With Wahoo standing alone as the only racist caricature currently accepted in American society, it’s hard to tell Natives like the ones quoted above to “lighten up.” Yet redface is alive and well here in Cleveland. How else to explain this disparity if Ms. Teters isn’t at least partially right about the invisibility of Natives in America? So why would we want to be a part of reinforcing this invisibility? An insensitivity to these issues that was more understandable in the less integrated society of our parents’ day has to be much less so now. At some point our intention – the innocence behind our attachment to Wahoo — stops mattering.
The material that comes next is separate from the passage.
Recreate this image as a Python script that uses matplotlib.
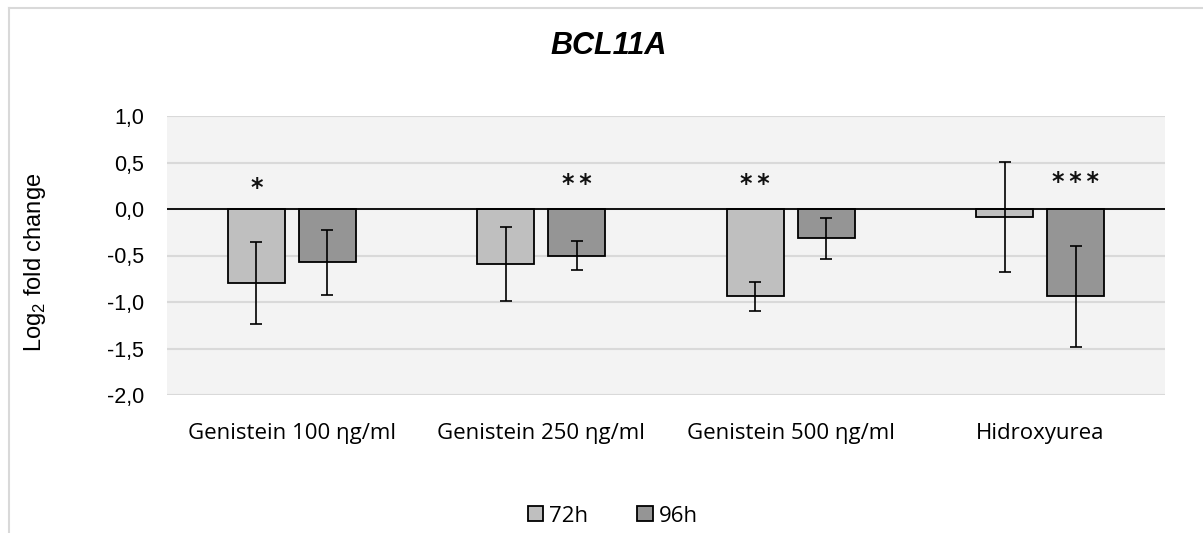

Which brings us back to the Curse. Native voices have told us loudly and clearly that Wahoo offends; and given his origins and singular status among racial caricatures in America, it’s not at all hard to see how this might be true. If there is at least one Native in this country for whom Wahoo reasonably reinforces a belief that her or his race is invisible or subhuman — thus making it even a little bit harder to engage in life’s everyday struggle — isn’t that enough to bring a curse on our sports teams? It sure seems worse than trading Babe Ruth or banning goats from a ballpark. So why would we even want to take this chance? Haven’t we all had enough of the exquisitely painful losing? There are a lot of Natives buried in these parts. If it’s not the Curse of Chief Wahoo, what else could it be? What else would we want it to be? At least a Curse of Chief Wahoo makes sense. At least it’s a curse that we might do something to end.

So why not hesitate in giving Wahoo a dignified burial? In doing so, we should recognize that while Wahoo might have been born out of something bad, he turned into something very good for many of us. We should acknowledge the complexity of the lives of both persons and personifications. And we should acknowledge progress. There’s certainly no shortage of Northeast Ohio natives who’d be worthy models for a new logo; one that truly honors Native Americans.